__What is required__
Make an exact copy of the data below, leaving out every picture.

__Dataset section__
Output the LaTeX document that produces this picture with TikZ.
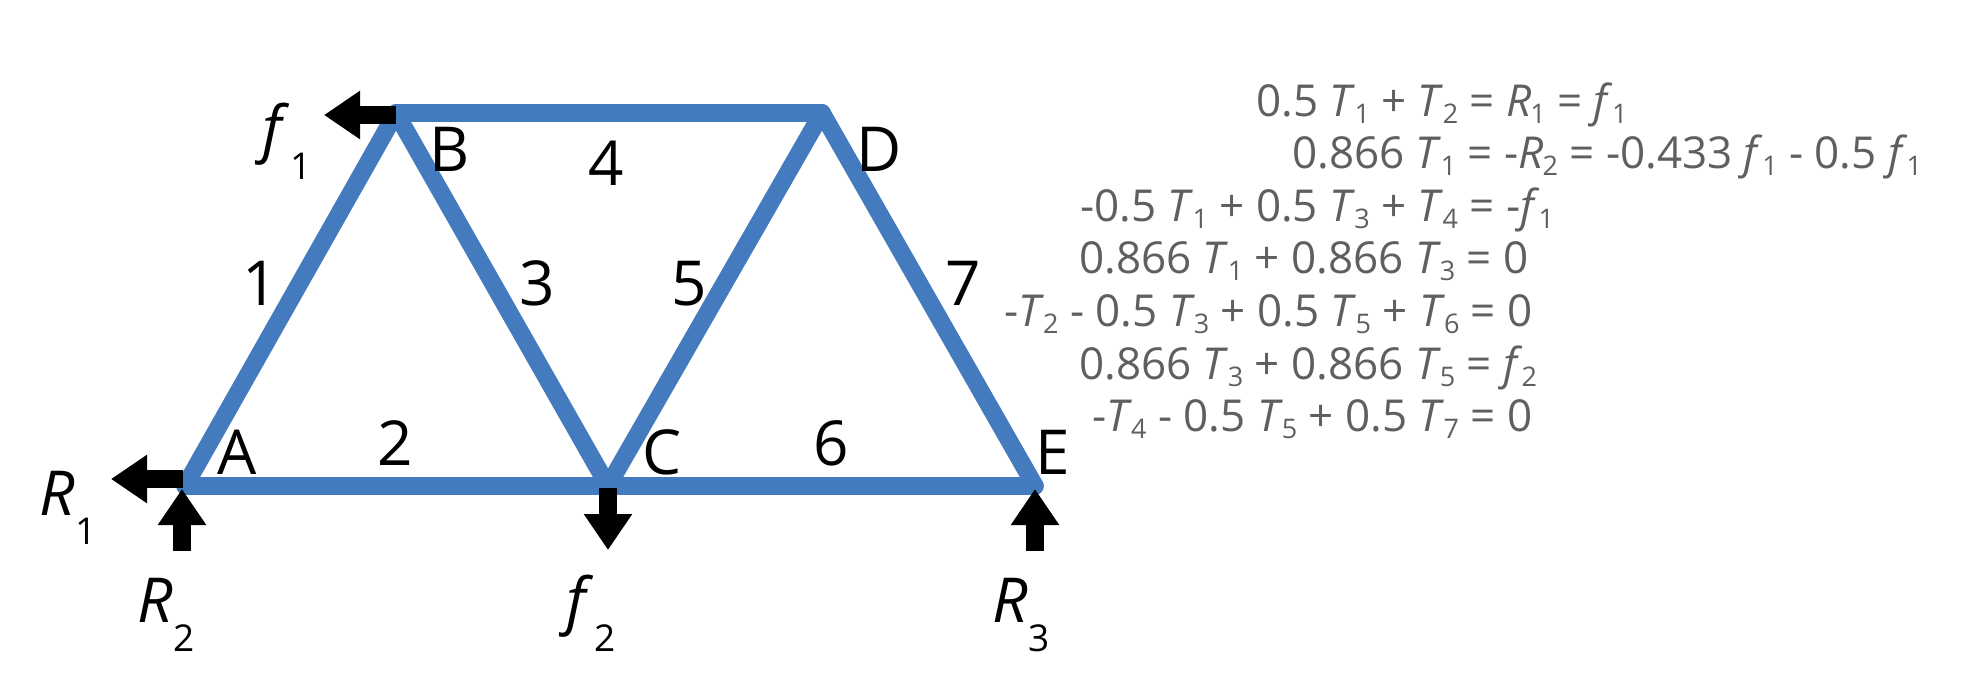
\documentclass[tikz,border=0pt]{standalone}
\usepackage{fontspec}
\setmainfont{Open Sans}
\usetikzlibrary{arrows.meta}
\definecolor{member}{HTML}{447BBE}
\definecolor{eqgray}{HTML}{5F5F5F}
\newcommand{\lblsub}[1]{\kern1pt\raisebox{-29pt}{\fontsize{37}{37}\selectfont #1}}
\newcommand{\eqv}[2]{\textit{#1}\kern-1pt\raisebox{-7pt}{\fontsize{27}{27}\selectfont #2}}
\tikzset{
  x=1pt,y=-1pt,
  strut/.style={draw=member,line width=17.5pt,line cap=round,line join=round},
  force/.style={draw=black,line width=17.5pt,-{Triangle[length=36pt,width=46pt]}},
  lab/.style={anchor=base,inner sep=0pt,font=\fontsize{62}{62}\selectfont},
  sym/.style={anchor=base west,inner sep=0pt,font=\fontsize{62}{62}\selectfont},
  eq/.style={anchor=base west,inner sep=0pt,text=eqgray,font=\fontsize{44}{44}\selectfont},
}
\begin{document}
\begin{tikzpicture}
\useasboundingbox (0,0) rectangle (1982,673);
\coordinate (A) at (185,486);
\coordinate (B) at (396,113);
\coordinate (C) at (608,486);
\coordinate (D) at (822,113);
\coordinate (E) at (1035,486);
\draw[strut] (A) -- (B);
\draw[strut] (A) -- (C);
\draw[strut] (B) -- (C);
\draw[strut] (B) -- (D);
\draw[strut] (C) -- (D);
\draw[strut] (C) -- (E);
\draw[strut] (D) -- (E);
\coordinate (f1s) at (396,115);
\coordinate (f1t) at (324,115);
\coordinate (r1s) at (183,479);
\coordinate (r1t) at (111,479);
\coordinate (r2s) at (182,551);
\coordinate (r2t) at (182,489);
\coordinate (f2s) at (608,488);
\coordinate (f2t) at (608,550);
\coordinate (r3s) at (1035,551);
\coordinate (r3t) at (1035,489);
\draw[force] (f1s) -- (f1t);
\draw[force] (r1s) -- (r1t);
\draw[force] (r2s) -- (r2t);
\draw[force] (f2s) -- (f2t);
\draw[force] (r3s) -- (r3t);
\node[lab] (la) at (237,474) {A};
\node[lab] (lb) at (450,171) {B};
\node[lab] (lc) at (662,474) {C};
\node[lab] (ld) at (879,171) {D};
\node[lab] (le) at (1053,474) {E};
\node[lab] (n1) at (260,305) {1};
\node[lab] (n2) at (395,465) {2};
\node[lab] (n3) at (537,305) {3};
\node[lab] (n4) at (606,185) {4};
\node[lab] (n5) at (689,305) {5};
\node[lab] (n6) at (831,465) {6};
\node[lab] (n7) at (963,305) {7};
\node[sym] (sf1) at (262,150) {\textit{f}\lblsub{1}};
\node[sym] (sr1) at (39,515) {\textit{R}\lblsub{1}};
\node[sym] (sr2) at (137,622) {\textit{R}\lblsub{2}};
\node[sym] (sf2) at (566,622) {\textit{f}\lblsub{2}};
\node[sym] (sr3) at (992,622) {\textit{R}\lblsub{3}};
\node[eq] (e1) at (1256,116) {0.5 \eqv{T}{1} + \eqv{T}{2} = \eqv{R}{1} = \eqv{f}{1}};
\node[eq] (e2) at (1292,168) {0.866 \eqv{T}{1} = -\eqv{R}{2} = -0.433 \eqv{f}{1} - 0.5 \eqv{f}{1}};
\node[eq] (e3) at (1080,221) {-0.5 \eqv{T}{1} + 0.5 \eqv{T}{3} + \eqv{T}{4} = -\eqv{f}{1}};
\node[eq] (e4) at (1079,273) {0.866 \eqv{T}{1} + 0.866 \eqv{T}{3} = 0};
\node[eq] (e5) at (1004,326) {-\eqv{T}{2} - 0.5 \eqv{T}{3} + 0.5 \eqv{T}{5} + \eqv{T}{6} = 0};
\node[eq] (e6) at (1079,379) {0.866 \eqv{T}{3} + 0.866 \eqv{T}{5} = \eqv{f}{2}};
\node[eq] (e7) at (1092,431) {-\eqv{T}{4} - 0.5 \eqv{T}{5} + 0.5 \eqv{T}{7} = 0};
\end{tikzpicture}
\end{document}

__Exercise answer__
Output the LaTeX document that produces this picture with TikZ.
\documentclass[tikz,border=0pt]{standalone}
\usepackage{fontspec}
\setmainfont{Open Sans}
\usetikzlibrary{arrows.meta}
\definecolor{member}{HTML}{447BBE}
\definecolor{eqgray}{HTML}{5F5F5F}
\newcommand{\lblsub}[1]{\kern1pt\raisebox{-29pt}{\fontsize{37}{37}\selectfont #1}}
\newcommand{\eqv}[2]{\textit{#1}\kern-1pt\raisebox{-7pt}{\fontsize{27}{27}\selectfont #2}}
\tikzset{
  x=1pt,y=-1pt,
  strut/.style={draw=member,line width=17.5pt,line cap=round,line join=round},
  force/.style={draw=black,line width=17.5pt,-{Triangle[length=36pt,width=46pt]}},
  lab/.style={anchor=base,inner sep=0pt,font=\fontsize{62}{62}\selectfont},
  sym/.style={anchor=base west,inner sep=0pt,font=\fontsize{62}{62}\selectfont},
  eq/.style={anchor=base west,inner sep=0pt,text=eqgray,font=\fontsize{44}{44}\selectfont},
}
\begin{document}
\begin{tikzpicture}
\useasboundingbox (0,0) rectangle (1982,673);
\coordinate (A) at (185,486);
\coordinate (B) at (396,113);
\coordinate (C) at (608,486);
\coordinate (D) at (822,113);
\coordinate (E) at (1035,486);
\draw[strut] (A) -- (B);
\draw[strut] (A) -- (C);
\draw[strut] (B) -- (C);
\draw[strut] (B) -- (D);
\draw[strut] (C) -- (D);
\draw[strut] (C) -- (E);
\draw[strut] (D) -- (E);
\coordinate (f1s) at (396,115);
\coordinate (f1t) at (324,115);
\coordinate (r1s) at (183,479);
\coordinate (r1t) at (111,479);
\coordinate (r2s) at (182,551);
\coordinate (r2t) at (182,489);
\coordinate (f2s) at (608,488);
\coordinate (f2t) at (608,550);
\coordinate (r3s) at (1035,551);
\coordinate (r3t) at (1035,489);
\draw[force] (f1s) -- (f1t);
\draw[force] (r1s) -- (r1t);
\draw[force] (r2s) -- (r2t);
\draw[force] (f2s) -- (f2t);
\draw[force] (r3s) -- (r3t);
\node[lab] (la) at (237,474) {A};
\node[lab] (lb) at (450,171) {B};
\node[lab] (lc) at (662,474) {C};
\node[lab] (ld) at (879,171) {D};
\node[lab] (le) at (1053,474) {E};
\node[lab] (n1) at (260,305) {1};
\node[lab] (n2) at (395,465) {2};
\node[lab] (n3) at (537,305) {3};
\node[lab] (n4) at (606,185) {4};
\node[lab] (n5) at (689,305) {5};
\node[lab] (n6) at (831,465) {6};
\node[lab] (n7) at (963,305) {7};
\node[sym] (sf1) at (262,150) {\textit{f}\lblsub{1}};
\node[sym] (sr1) at (39,515) {\textit{R}\lblsub{1}};
\node[sym] (sr2) at (137,622) {\textit{R}\lblsub{2}};
\node[sym] (sf2) at (566,622) {\textit{f}\lblsub{2}};
\node[sym] (sr3) at (992,622) {\textit{R}\lblsub{3}};
\node[eq] (e1) at (1256,116) {0.5 \eqv{T}{1} + \eqv{T}{2} = \eqv{R}{1} = \eqv{f}{1}};
\node[eq] (e2) at (1292,168) {0.866 \eqv{T}{1} = -\eqv{R}{2} = -0.433 \eqv{f}{1} - 0.5 \eqv{f}{1}};
\node[eq] (e3) at (1080,221) {-0.5 \eqv{T}{1} + 0.5 \eqv{T}{3} + \eqv{T}{4} = -\eqv{f}{1}};
\node[eq] (e4) at (1079,273) {0.866 \eqv{T}{1} + 0.866 \eqv{T}{3} = 0};
\node[eq] (e5) at (1004,326) {-\eqv{T}{2} - 0.5 \eqv{T}{3} + 0.5 \eqv{T}{5} + \eqv{T}{6} = 0};
\node[eq] (e6) at (1079,379) {0.866 \eqv{T}{3} + 0.866 \eqv{T}{5} = \eqv{f}{2}};
\node[eq] (e7) at (1092,431) {-\eqv{T}{4} - 0.5 \eqv{T}{5} + 0.5 \eqv{T}{7} = 0};
\end{tikzpicture}
\end{document}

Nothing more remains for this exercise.